The panel discussed the matter, and decided that
the information provided by the University is unhelpful and disproportionate.
If there are genuine safety concerns about location of asbestos or electrical
wiring behind walls they should make this clear. If it is simply a more general
policy of not wanting the decoration of the walls to be damaged they should
also make this clear rather than hiding behind bureaucracy.
Wednesday, 26 February 2014
Firm fined for unsafe Oxfordshire scaffolds
A scaffolding firm has been
fined for dangerous scaffold installations at sites in Wantage and Oxford.
Workers and passing members of the public alike were placed at risk because of
faults with the structures, which included missing ties, bracing and vehicle
impact protection. West Hagbourne-based ASW Scaffolding Limited was prosecuted
on 3 February 2014 after the deficiencies were identified by the Health and
Safety Executive (HSE).
Oxford
Magistrates’ Court heard that the first unsafe scaffold was installed in Grove
Street, Wantage, in July 2012, to support the refurbishment of a retail unit.
When HSE inspectors visited the site on 17 July they found a lack of ties and
missing ledger bracing, which are designed to provide support and rigidity.

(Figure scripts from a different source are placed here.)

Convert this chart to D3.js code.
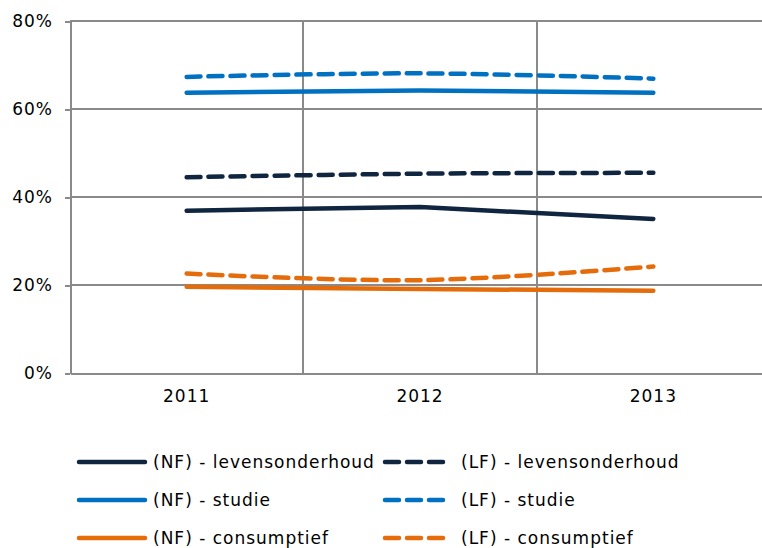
<!DOCTYPE html>
<meta charset="utf-8">
<style>
body { margin: 0; background: #fff; }
text { font-family: "DejaVu Sans", Verdana, sans-serif; font-size: 17px; letter-spacing: 1px; fill: #000; }
.grid line, .axis line, .axis path { stroke: #8a8a8a; stroke-width: 2; shape-rendering: crispEdges; }
</style>
<body>
<script src="https://cdn.jsdelivr.net/npm/d3@7"></script>
<script>

var years = ["2011", "2012", "2013"];
var yTicks = [0, 0.2, 0.4, 0.6, 0.8];

var nfLevensonderhoud = [0.369, 0.377, 0.350];
var nfStudie = [0.637, 0.642, 0.637];
var nfConsumptief = [0.196, 0.191, 0.187];
var lfLevensonderhoud = [0.445, 0.453, 0.455];
var lfStudie = [0.673, 0.681, 0.669];
var lfConsumptief = [0.226, 0.211, 0.242];

var navy = "#10253f", blue = "#0070c0", orange = "#e46c0a";

var series = [
  {name: "(NF) - levensonderhoud", values: nfLevensonderhoud, color: navy, dashed: false},
  {name: "(NF) - studie", values: nfStudie, color: blue, dashed: false},
  {name: "(NF) - consumptief", values: nfConsumptief, color: orange, dashed: false},
  {name: "(LF) - levensonderhoud", values: lfLevensonderhoud, color: navy, dashed: true},
  {name: "(LF) - studie", values: lfStudie, color: blue, dashed: true},
  {name: "(LF) - consumptief", values: lfConsumptief, color: orange, dashed: true}
];

var width = 762, height = 548;
var plot = {left: 70, right: 770, top: 21, bottom: 373};

var svg = d3.select("body").append("svg")
    .attr("width", width)
    .attr("height", height);

var x = d3.scaleBand()
    .domain(years)
    .range([plot.left, plot.right])
    .padding(0);

var y = d3.scaleLinear()
    .domain([0, 0.8])
    .range([plot.bottom, plot.top]);

// gridlines
var grid = svg.append("g").attr("class", "grid");
grid.selectAll(".h")
    .data(yTicks.slice(1))
  .enter().append("line")
    .attr("x1", plot.left).attr("x2", plot.right)
    .attr("y1", function(d) { return y(d); })
    .attr("y2", function(d) { return y(d); });

grid.selectAll(".v")
    .data(years.slice(1))
  .enter().append("line")
    .attr("x1", function(d) { return x(d); })
    .attr("x2", function(d) { return x(d); })
    .attr("y1", plot.top).attr("y2", plot.bottom);

// axes
var yAxis = d3.axisLeft(y)
    .tickValues(yTicks)
    .tickFormat(d3.format(".0%"))
    .tickSize(5)
    .tickSizeOuter(0)
    .tickPadding(12);

svg.append("g")
    .attr("class", "axis")
    .attr("transform", "translate(" + plot.left + ",0)")
    .call(yAxis)
    .selectAll("text").style("font-size", "17px").style("font-family", null);

var xAxis = d3.axisBottom(x)
    .tickSize(0)
    .tickSizeOuter(0)
    .tickPadding(17);

svg.append("g")
    .attr("class", "axis")
    .attr("transform", "translate(0," + plot.bottom + ")")
    .call(xAxis)
    .selectAll("text").style("font-size", "17px").style("font-family", null);

svg.selectAll(".axis text").attr("fill", "#000");

// lines
var solidLine = d3.line()
    .x(function(d, i) { return x(years[i]) + x.bandwidth() / 2; })
    .y(function(d) { return y(d); });

var smoothLine = d3.line()
    .curve(d3.curveCatmullRom)
    .x(function(d, i) { return x(years[i]) + x.bandwidth() / 2; })
    .y(function(d) { return y(d); });

svg.selectAll(".series")
    .data(series)
  .enter().append("path")
    .attr("class", "series")
    .attr("fill", "none")
    .attr("stroke", function(d) { return d.color; })
    .attr("stroke-width", 4.5)
    .attr("stroke-linecap", "round")
    .attr("stroke-linejoin", "round")
    .attr("stroke-dasharray", function(d) { return d.dashed ? "14,8" : null; })
    .attr("d", function(d) { return d.dashed ? smoothLine(d.values) : solidLine(d.values); });

// legend
var legend = svg.selectAll(".legend")
    .data(series)
  .enter().append("g")
    .attr("class", "legend")
    .attr("transform", function(d, i) {
      var col = Math.floor(i / 3), row = i % 3;
      return "translate(" + (col === 0 ? 79 : 385) + "," + (462 + row * 38) + ")";
    });

legend.append("line")
    .attr("x1", 0)
    .attr("x2", function(d) { return d.dashed ? 60 : 66; })
    .attr("stroke", function(d) { return d.color; })
    .attr("stroke-width", 4.5)
    .attr("stroke-linecap", "round")
    .attr("stroke-dasharray", function(d) { return d.dashed ? "14,8" : null; });

legend.append("text")
    .attr("x", function(d) { return d.dashed ? 76 : 74; })
    .attr("dy", "0.35em")
    .text(function(d) { return d.name; });

</script>
</body>
</html>
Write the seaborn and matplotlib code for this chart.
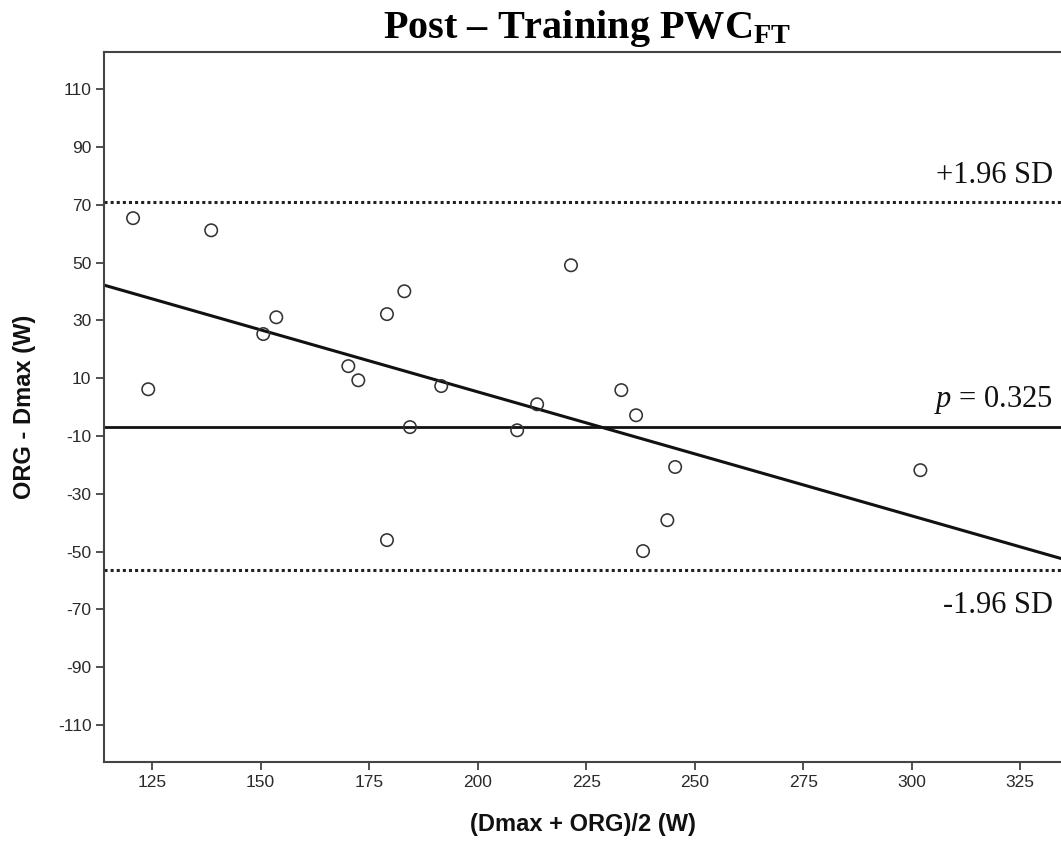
import matplotlib
matplotlib.use("Agg")
import matplotlib.pyplot as plt
import seaborn as sns
import pandas as pd

# Bland-Altman values
mean_w = [120.6, 138.6, 124.1, 150.6, 153.6, 170.2, 172.5, 179.1, 183.1, 179.1, 184.4,
          191.6, 209.1, 213.7, 221.5, 233.1, 236.5, 238.1, 243.7, 245.5, 302.0]
diff_w = [65.4, 61.2, 6.2, 25.3, 31.1, 14.2, 9.3, 32.2, 40.1, -46.0, -6.9,
          7.3, -8.0, 1.0, 49.1, 5.9, -2.8, -49.8, -39.1, -20.7, -21.8]
bias = -7.0
upper_loa = 71.0
lower_loa = -56.5
fit_intercept = 91.1
fit_slope = -0.429
x_ticks = [125, 150, 175, 200, 225, 250, 275, 300, 325]
y_ticks = [110, 90, 70, 50, 30, 10, -10, -30, -50, -70, -90, -110]

sns.set_theme(style="white")
plt.rcParams['font.family'] = ['Liberation Sans', 'DejaVu Sans']
plt.rcParams['axes.unicode_minus'] = False
plt.rcParams['mathtext.fontset'] = 'custom'
plt.rcParams['mathtext.rm'] = 'Liberation Serif'
plt.rcParams['mathtext.it'] = 'Liberation Serif:italic'
plt.rcParams['mathtext.bf'] = 'Liberation Serif:bold'

df = pd.DataFrame({'mean': mean_w, 'diff': diff_w})

fig = plt.figure(figsize=(10.61, 8.43), dpi=100)
ax = fig.add_axes([0.098, 0.096, 0.902, 0.842])

sns.scatterplot(data=df, x='mean', y='diff', ax=ax, marker='o', s=80,
                facecolor='none', edgecolor='#333333', linewidth=1.15, zorder=3)

ax.axhline(upper_loa, color='#222222', lw=2.2, ls=(0, (1, 1)))
ax.axhline(lower_loa, color='#222222', lw=2.2, ls=(0, (1, 1)))
ax.axhline(bias, color='#111111', lw=2.0)
ax.axline((0, fit_intercept), slope=fit_slope, color='#111111', lw=2.2)

ax.set_xlim(113.9, 334.4)
ax.set_ylim(-122.8, 122.8)
ax.set_xticks(x_ticks)
ax.set_yticks(y_ticks)
ax.tick_params(axis='both', direction='out', length=6, width=1.2, color='#333333',
               labelsize=12.5, labelcolor='#2a2a2a', left=True, bottom=True, pad=3)

for side in ['left', 'bottom', 'top']:
    ax.spines[side].set_color('#444444')
    ax.spines[side].set_linewidth(1.5)
ax.spines['right'].set_visible(False)

ax.set_xlabel('(Dmax + ORG)/2 (W)', fontsize=17, fontweight='bold', labelpad=17, color='#111111')
ax.set_ylabel('ORG - Dmax (W)', fontsize=17, fontweight='bold', labelpad=16, color='#111111')

serif = ['Liberation Serif', 'DejaVu Serif']
ax.text(0.992, upper_loa + 4, '+1.96 SD', transform=ax.get_yaxis_transform(),
        ha='right', va='bottom', fontsize=22, family=serif, color='#111111')
ax.text(0.992, bias + 4, r'$p$ = 0.325', transform=ax.get_yaxis_transform(),
        ha='right', va='bottom', fontsize=22, family=serif, color='#111111')
ax.text(0.992, lower_loa - 7, '-1.96 SD', transform=ax.get_yaxis_transform(),
        ha='right', va='top', fontsize=22, family=serif, color='#111111')

fig.text(0.5537, 0.9546, r'Post – Training PWC$_{\mathbf{FT}}$', ha='center', va='baseline',
         fontsize=29, fontweight='bold', family=serif, color='black')

fig.savefig('out.png', dpi=100)
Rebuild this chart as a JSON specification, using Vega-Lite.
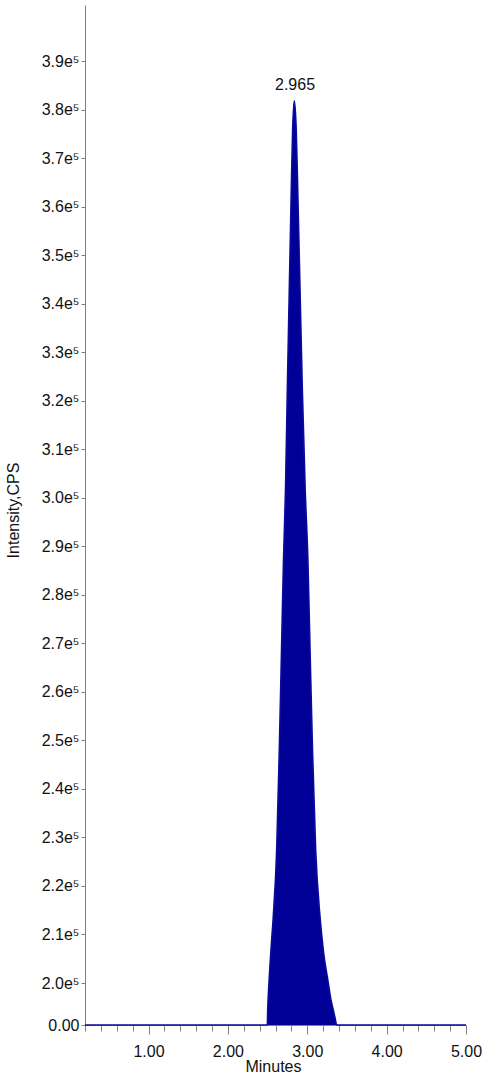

The
scaffold was also lacking vehicle impact protection, which was vital at the
location in question because the scaffold was on a very narrow street and could
easily have been struck by a passing car. This in turn could have caused it to
fall into the street. HSE worked with Oxfordshire County Council to highlight
the faults because the scaffold did not comply with a street licence that had
been granted for the structure.
Satisfactory
remedial work subsequently took place, but on 28 March 2013 a passing HSE
inspector witnessed unsafe activity on another ASW scaffold on Banbury Road in
Oxford. On this occasion an employee was working on a partially-completed
structure with no guard rails or other safety features to prevent a fall. A
Prohibition Notice was immediately served to stop any further work until it was
made safe.
ASW
Scaffolding Limited, of West Hagborne, south Oxfordshire, was fined a total of
£15,000 and ordered to pay £5,438 in costs after pleading guilty to single
breaches of the Health and Safety at Work etc Act 1974 and the Work at Height
Regulations 2005.
After
the hearing, HSE Inspector John Caboche commented “The faults we identified at
the Wantage installation should have been immediately obvious from a simple
check after it was erected, which is vital to ensure that everything is in
place and as it should be. The scaffold lacked rigidity and could have been hit
by a passing vehicle, putting workers and passers-by in danger had it come
down. With regard to the Oxford structure, the standards for safe working at
height are well known within the scaffolding industry. The failings here were
compounded by a senior member of the company’s management seemingly turning a
blind eye. He was on site at the time but did nothing to prevent the scaffolder
working in this way. Both scaffolds fell short of the required safety standards
and posed a clear risk.”
A leisure centre prohibits a martial arts club from laying out their own mats
The issue addressed by the HSE myth-busters in
their 250th case concerned a leisure centre which had refused to
allow a martial arts club permission to lay out judo mats for classes, on the
grounds of ‘health and safety’.
The panel discussed the case, and concluded that
the centre was right to state that they need to ensure that the people who put
out the equipment do so knowing how to handle mats which are quite heavy – but
there was no logical reason - and certainly no health and safety requirement -
for this to be done by leisure centre staff exclusively. The matter at the
heart of this case appears to have been cost, with the centre charging for
putting the mats out and the club members preferring to do it themselves on a
voluntary basis. The panel recommended a constructive dialogue about the real
reasons for the centre’s reluctance to agree to the club’s request/proposal
recognising that almost all health and safety concerns can be easily resolved
and should not be used as an excuse.